On 21 October 2003, Shamil Bank purchased all the assets and liabilities of FIBEC then in existence with the exception of the statutory deposit lodged with the BMA. Immediately following this purchase, Shamil Bank sold the entire share capital of FIBEC to DMI and the name of FIBEC was changed to Ithmaar Bank B.S.C. (Closed).
On 4 November 2003, the authorized and issued Class A management shares acquired by DMI from Shamil Bank were cancelled and the authorized capital was reconstituted to 300,000,000 ordinary shares of US$ 1.00 each. On the same date, 10,000,000 ordinary Shares were issued as fully paid-up in exchange for the cancelled Class A management shares and 20,000,000 ordinary shares were issued as fully paid-up for cash and on 31 March 2004 Ithmaar Bank’s issued share capital was increased to US$ 150,000,000 by the creation of an additional 120,000,000 shares, all of which were issued to DMI. On 25 October 2005, the authorized capital was further raised to 500,000,000 ordinary shares of US$ 1.00 each.
In October 2003, Ithmaar acquired certain investments from DMI as described below. Under the sale and purchase agreements entered into, Ithmaar paid a total consideration of US$ 45,995,304 based on the carrying amounts of the investments acquired at 30 June 2003. Ithmaar then became beneficially entitled to the assets and responsible for the liabilities together with the earnings thereon with effect from 1 July 2003. The investments acquired were:
Through its purchase of the subsidiaries above, Ithmaar indirectly acquired a 49% interest in Faisal Finance (Switzerland) S.A. and a 28% interest in Faysal Bank Limited of Pakistan.
In addition, Ithmaar purchased on the same date DMI’s 40% interest in Solidarity Company B.S.C.(c) for a total consideration of US$ 40,000,000 and its 23% interest in Faisal Islamic Bank of Egypt for US$ 34,125,000.
In August of 2006, Ithmaar Bank acquired a 60% shareholding in Shamil Bank of Bahrain, an Islamic commercial and investment bank. As a US$410 million transaction, the acquisition of Shamil Bank has directly broadened the activities of Ithmaar Bank to cover the entire spectrum of Islamic banking and finance services.
The acquisition of Shamil Bank was part of a two-way deal, which saw Ithmaar Bank cede its 100% shareholding in the Islamic Investment Company of the Gulf (IICG) Bahamas to DMI Trust. The US$150 million sale transaction has netted a profit of US$104 million, which was reflected in Ithmaar Bank’s profits for 2006.
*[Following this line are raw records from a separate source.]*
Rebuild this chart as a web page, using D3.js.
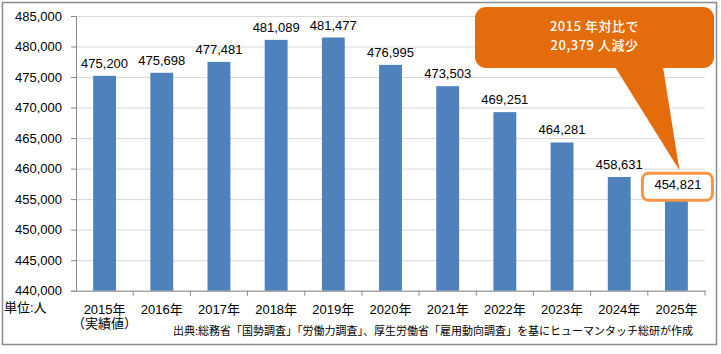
<!DOCTYPE html>
<html>
<head>
<meta charset="utf-8">
<script src="https://cdn.jsdelivr.net/npm/d3@7"></script>
<style>
  html, body { margin: 0; padding: 0; background: #fff; }
  svg text { font-family: "Liberation Sans", "Noto Sans CJK JP", sans-serif; }
</style>
</head>
<body>
<div id="chart"></div>
<script>
// 年次（カテゴリ）
const years = ['2015年', '2016年', '2017年', '2018年', '2019年', '2020年',
               '2021年', '2022年', '2023年', '2024年', '2025年'];
const subLabels = ['（実績値）', '', '', '', '', '', '', '', '', '', ''];
// 人数
const values = [475200, 475698, 477481, 481089, 481477, 476995,
                473503, 469251, 464281, 458631, 454821];
const yTicks = [440000, 445000, 450000, 455000, 460000, 465000,
                470000, 475000, 480000, 485000];
const calloutLines = ['2015 年対比で', '20,379 人減少'];
const unitLabel = '単位:人';
const sourceLabel = '出典:総務省「国勢調査」「労働力調査」、厚生労働省「雇用動向調査」を基にヒューマンタッチ総研が作成';

const width = 721, height = 354;
const plot = { left: 76, right: 705, top: 16, bottom: 290.7 };

const svg = d3.select('#chart').append('svg')
  .attr('width', width)
  .attr('height', height)
  .attr('viewBox', `0 0 ${width} ${height}`);

// 外枠
svg.append('rect')
  .attr('x', 2.5).attr('y', 2.5)
  .attr('width', 714).attr('height', 342)
  .attr('fill', '#fff')
  .attr('stroke', '#8c8c8c')
  .attr('stroke-width', 1.5);

const x = d3.scaleBand()
  .domain(years)
  .range([plot.left, plot.right])
  .paddingInner(0.6)
  .paddingOuter(0.3);

const y = d3.scaleLinear()
  .domain([yTicks[0], yTicks[yTicks.length - 1]])
  .range([plot.bottom, plot.top]);

// グリッド線
svg.append('g')
  .attr('transform', `translate(${plot.left},0)`)
  .call(d3.axisLeft(y).tickValues(yTicks).tickSize(-(plot.right - plot.left)).tickFormat(''))
  .call(g => g.select('.domain').remove())
  .call(g => g.selectAll('.tick line').attr('stroke', '#d9d9d9').attr('stroke-width', 1));

// Y軸
svg.append('g')
  .attr('transform', `translate(${plot.left},0)`)
  .call(d3.axisLeft(y).tickValues(yTicks).tickSize(5).tickPadding(9).tickFormat(d3.format(',')))
  .call(g => g.select('.domain').attr('stroke', '#8c8c8c'))
  .call(g => g.selectAll('.tick line').attr('stroke', '#8c8c8c'))
  .call(g => g.selectAll('.tick text')
    .attr('font-size', '13px').attr('fill', '#000'));

// 棒
svg.append('g').selectAll('rect')
  .data(values)
  .join('rect')
  .attr('x', (d, i) => x(years[i]))
  .attr('y', d => y(d))
  .attr('width', x.bandwidth())
  .attr('height', d => y(yTicks[0]) - y(d))
  .attr('fill', '#4f81bd');

// X軸
const xAxis = svg.append('g')
  .attr('transform', `translate(0,${plot.bottom})`)
  .call(d3.axisBottom(x).tickSize(0).tickPadding(14))
  .call(g => g.select('.domain').attr('stroke', '#8c8c8c'))
  .call(g => g.selectAll('.tick text').attr('font-size', '13px').attr('fill', '#000'));

xAxis.selectAll('.tick text')
  .filter((d, i) => subLabels[i])
  .append('tspan')
  .attr('x', 0).attr('dy', '1.05em')
  .text((d, i) => subLabels[years.indexOf(d)]);

// 区切り目盛り
const boundaries = years.map(d => x(d) - x.step() * x.paddingInner() / 2).slice(1)
  .concat([plot.right]);
svg.append('g').selectAll('line')
  .data(boundaries)
  .join('line')
  .attr('x1', d => d).attr('x2', d => d)
  .attr('y1', plot.bottom).attr('y2', plot.bottom + 5)
  .attr('stroke', '#8c8c8c');

// データラベル
const last = values.length - 1;
const labelY = (d, i) => i === last ? y(d) - 11 : y(d) - 8;
const labelX = i => x(years[i]) + x.bandwidth() / 2;

// 2025年の強調枠
svg.append('rect')
  .attr('x', labelX(last) - 34)
  .attr('y', labelY(values[last], last) - 16)
  .attr('width', 70)
  .attr('height', 27)
  .attr('rx', 6)
  .attr('fill', '#fff')
  .attr('stroke', '#f79646')
  .attr('stroke-width', 3);

svg.append('g').selectAll('text')
  .data(values)
  .join('text')
  .attr('x', (d, i) => labelX(i) + (i === last ? 1.5 : 0))
  .attr('y', (d, i) => labelY(d, i))
  .attr('text-anchor', 'middle')
  .attr('font-size', '13px')
  .attr('fill', '#000')
  .text(d => d3.format(',')(d));

// 吹き出し
const callout = { x: 475, y: 7, w: 239, h: 61 };
const tip = [labelX(last) + 3, labelY(values[last], last) - 19];
svg.append('path')
  .attr('d', `M${callout.x + 140},${callout.y + callout.h - 1} L${tip[0]},${tip[1]} L${callout.x + 188},${callout.y + callout.h - 1} Z`)
  .attr('fill', '#e46c0a');
svg.append('rect')
  .attr('x', callout.x).attr('y', callout.y)
  .attr('width', callout.w).attr('height', callout.h)
  .attr('rx', 11)
  .attr('fill', '#e46c0a');
svg.append('g').selectAll('text')
  .data(calloutLines)
  .join('text')
  .attr('x', callout.x + callout.w / 2)
  .attr('y', (d, i) => callout.y + 24 + i * 19)
  .attr('text-anchor', 'middle')
  .attr('font-size', '13px')
  .attr('font-weight', '500')
  .attr('letter-spacing', '0.5px')
  .attr('fill', '#fff')
  .style('font-family', '"Noto Sans CJK JP", sans-serif')
  .text(d => d);

// 単位・出典
svg.append('text')
  .attr('x', 4).attr('y', 312)
  .attr('font-size', '13px')
  .attr('fill', '#000')
  .text(unitLabel);

svg.append('text')
  .attr('x', 693).attr('y', 335)
  .attr('text-anchor', 'end')
  .attr('font-size', '11px')
  .attr('fill', '#000')
  .text(sourceLabel);
</script>
</body>
</html>
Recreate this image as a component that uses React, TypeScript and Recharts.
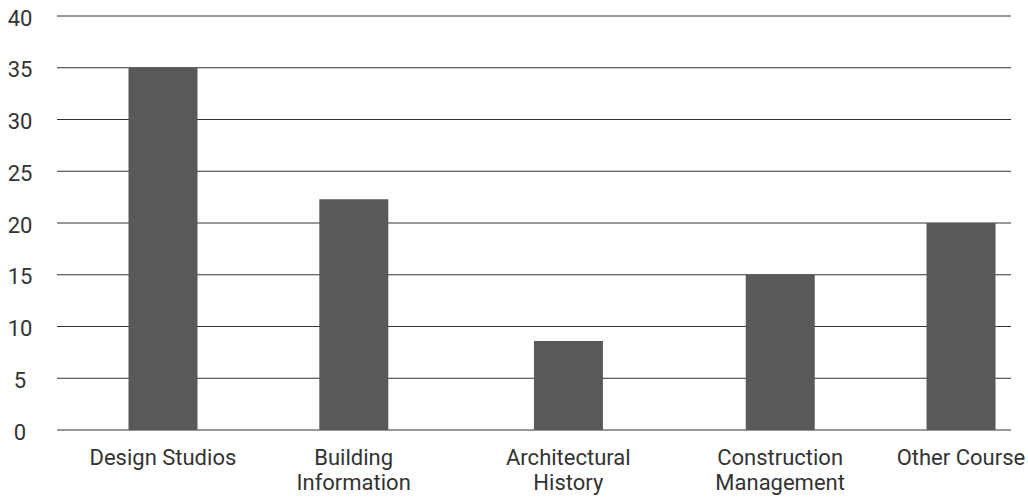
import React from 'react';
import { BarChart, Bar, XAxis, YAxis, CartesianGrid } from 'recharts';

// course categories, positioned along a 0-100 axis as in the source figure
const categories = [
  'Design Studios',
  'Building\nInformation',
  'Architectural\nHistory',
  'Construction\nManagement',
  'Other Course',
];
const positions = [11.1, 31.1, 53.6, 75.8, 94.75];
const values = [35, 22.3, 8.6, 15, 20];
const yTicks = [0, 5, 10, 15, 20, 25, 30, 35, 40];

const data = categories.map((name, i) => ({ name, pos: positions[i], value: values[i] }));

const FONT = 'Roboto, "Noto Sans", sans-serif';
const TEXT = '#333333';

const YTick = (props: any) => {
  const { x, y, payload } = props;
  return (
    <text x={x} y={y} dy={9.5} textAnchor="middle" fill={TEXT} fontFamily={FONT} fontSize={22}>
      {payload.value}
    </text>
  );
};

const XTick = (props: any) => {
  const { x, y, payload } = props;
  const idx = positions.indexOf(payload.value);
  const lines = idx >= 0 ? categories[idx].split('\n') : [];
  return (
    <text x={x} y={y} textAnchor="middle" fill={TEXT} fontFamily={FONT} fontSize={22}>
      {lines.map((l, i) => (
        <tspan key={i} x={x} dy={i === 0 ? 27 : 25}>
          {l}
        </tspan>
      ))}
    </text>
  );
};

export default function App() {
  return (
    <div style={{ position: 'absolute', left: 0, top: 0, background: '#fff' }}>
      <BarChart width={1028} height={497} data={data} margin={{ top: 16, right: 17, left: 0, bottom: 0 }}>
        <CartesianGrid vertical={false} stroke="#333333" strokeWidth={1} />
        <XAxis
          type="number"
          dataKey="pos"
          domain={[0, 100]}
          ticks={positions}
          interval={0}
          height={67}
          axisLine={false}
          tickLine={false}
          tick={<XTick />}
        />
        <YAxis
          domain={[0, 40]}
          ticks={yTicks}
          width={57}
          axisLine={false}
          tickLine={false}
          tickMargin={31}
          tick={<YTick />}
        />
        <Bar dataKey="value" fill="#59595b" barSize={69} isAnimationActive={false} />
      </BarChart>
    </div>
  );
}
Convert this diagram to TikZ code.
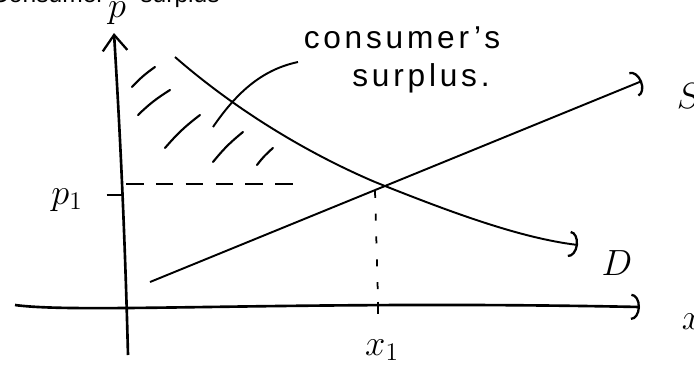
\documentclass[tikz,border=0pt]{standalone}
\usepackage{fontspec}
\setsansfont{Liberation Sans}
\usetikzlibrary{arrows.meta,positioning}
\tikzset{
  axisline/.style={line width=1.5pt},
  curveline/.style={line width=1.1pt},
  arcend/.style={-{Arc Barb[length=5pt,width=15pt,line width=1.3pt]}},
  guide/.style={line width=1pt,dash pattern=on 10pt off 7pt},
  dropguide/.style={line width=1pt,dash pattern=on 4pt off 9pt},
  hatch/.style={line width=1.2pt,line cap=round},
  hand/.style={font=\sffamily\fontsize{18}{20}\selectfont\addfontfeatures{LetterSpace=12}},
  captiontext/.style={font=\sffamily\fontsize{14}{16}\selectfont,inner sep=0pt},
  axislabel/.style={font=\fontsize{20}{22}\selectfont}
}
\newcommand{\hatchstroke}[4]{\draw[hatch] (#1,#2) to[bend left=6] (#3,#4);}

\begin{document}
\begin{tikzpicture}[x=0.02cm,y=-0.02cm]
\useasboundingbox (0,0) rectangle (694,370);
\clip (0,0) rectangle (694,370);
\node[captiontext,anchor=base east] (caption1) at (105,2) {Consumer};
\node[captiontext,anchor=base west] (caption2) at (140,2) {surplus};
\coordinate (ybot) at (128,355);
\coordinate (ytop) at (114,33);
\coordinate (xleft) at (15,305);
\coordinate (xright) at (640,307);
\coordinate (eq) at (375,182);
\coordinate (dstart) at (175,57);
\coordinate (dend) at (578,245);
\coordinate (sstart) at (150,282);
\coordinate (send) at (642,81);
\coordinate (pone) at (119,195);
\coordinate (xone) at (378,307);
\draw[axisline,-{Straight Barb[length=9pt,width=14pt,line width=1.3pt]}] (ybot) .. controls (124,200) and (118,100) .. (ytop);
\draw[axisline,arcend] (xleft) .. controls (80,314) and (300,300) .. (xright);
\draw[line width=1.2pt] ([xshift=-7pt]pone) -- ([xshift=3pt]pone);
\draw[line width=1.2pt] ([yshift=3pt]xone) -- ([yshift=-4pt]xone);
\draw[curveline] (dstart) .. controls (230,105) and (300,150) .. (eq);
\draw[curveline,arcend] (eq) .. controls (450,212) and (520,238) .. (dend);
\draw[curveline,arcend] (sstart) -- (send);
\coordinate (dashstart) at (126,184);
\coordinate (dashend) at (305,184);
\draw[guide] (dashstart) -- (dashend);
\draw[dropguide] ([yshift=-5pt]eq) -- ([yshift=4pt]xone);
\foreach \ax/\ay/\bx/\by in {132/87/155/67, 138/115/170/90, 165/148/200/115, 213/162/243/132, 257/165/273/148}{
  \hatchstroke{\ax}{\ay}{\bx}{\by}
}
\node[hand] (cs1) at (402,38) {consumer's};
\node[hand] (cs2) at (421,78) {surplus.};
\coordinate (leadfoot) at (213,127);
\coordinate (leadtop) at (298,62);
\draw[curveline] (leadfoot) .. controls (235,95) and (260,70) .. (leadtop);
\node[axislabel] (plab) at (117,13) {$p$};
\node[axislabel] (p1lab) at (67,200) {$p_1$};
\node[axislabel] (x1lab) at (382,350) {$x_1$};
\node[axislabel,font=\fontsize{22}{24}\selectfont] (dlab) at (617,263) {$D$};
\node[axislabel,font=\fontsize{22}{24}\selectfont] (slab) at (689,96) {$S$};
\node[axislabel] (xlab) at (692,322) {$x$};
\end{tikzpicture}
\end{document}
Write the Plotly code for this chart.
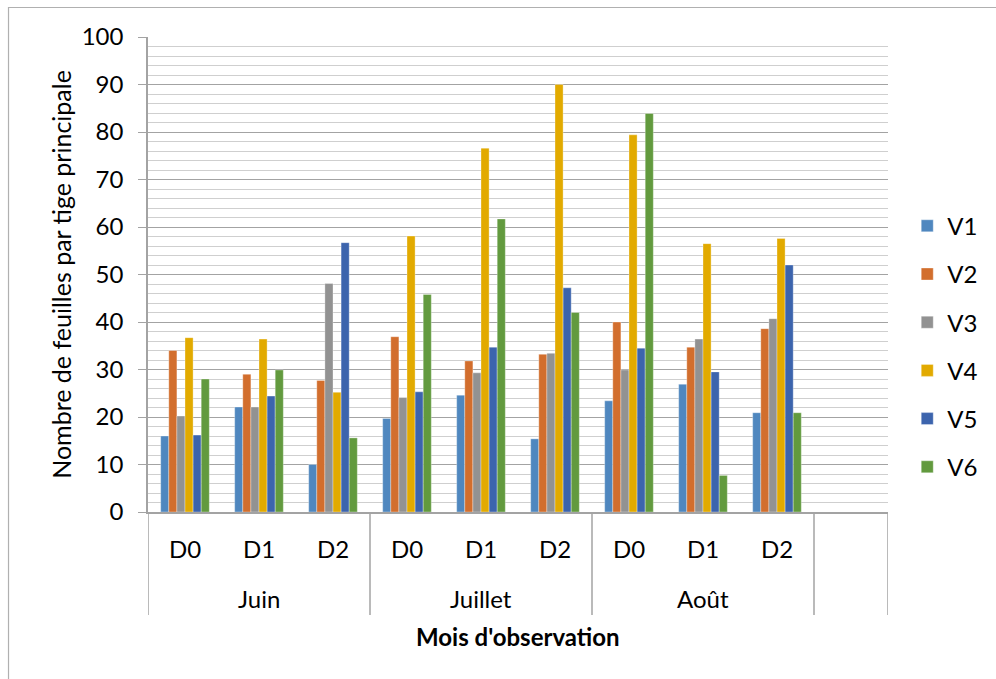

In 2007, Ithmaar Bank acquired the 40 per cent minority interest in Shamil Bank which was publicly held, thereby making Shamil a 100 per cent subsidiary. The Extraordinary General Meetings (EGMs) of Ithmaar Bank and Shamil Bank were held on 29 November 2007. Two independent firms were engaged to perform valuations for Ithmaar Bank and Shamil Bank. The share exchange proposal, of 12 shares of Ithmaar Bank for 10 shares of Shamil Bank held by the remaining 40 per cent Shamil Bank minority interest, was approved by both of the EGMs. Accordingly, Ithmaar Bank issued 446.5 million new Ithmaar Bank shares to Shamil Bank minority shareholders. The Ithmaar Bank EGM also approved the issue of 288 million bonus shares to existing Ithmaar Bank shareholders (as at 28 November 2007).
In February 2008 Ithmaar Bank announced its purchase of 19.1 per cent of the issued and outstanding share capital of BBK, a leading commercial bank, for approximately BD123 million. Ithmaar Bank bought 147.6 million shares, at a price of 832 fils per share, through an auction held on behalf of the Commercial Bank of Kuwait at the Bahrain Stock Exchange. In August 2008, Ithmaar has further increased its stake in BBK to 25.4 per cent.
In April 2010, Ithmaar completed a comprehensive reorganisation with its then wholly-owned subsidiary, Shamil Bank, to emerge as an Islamic retail-focused Bank that is licensed and regulated by the Central Bank of Bahrain as an Islamic Retail Bank.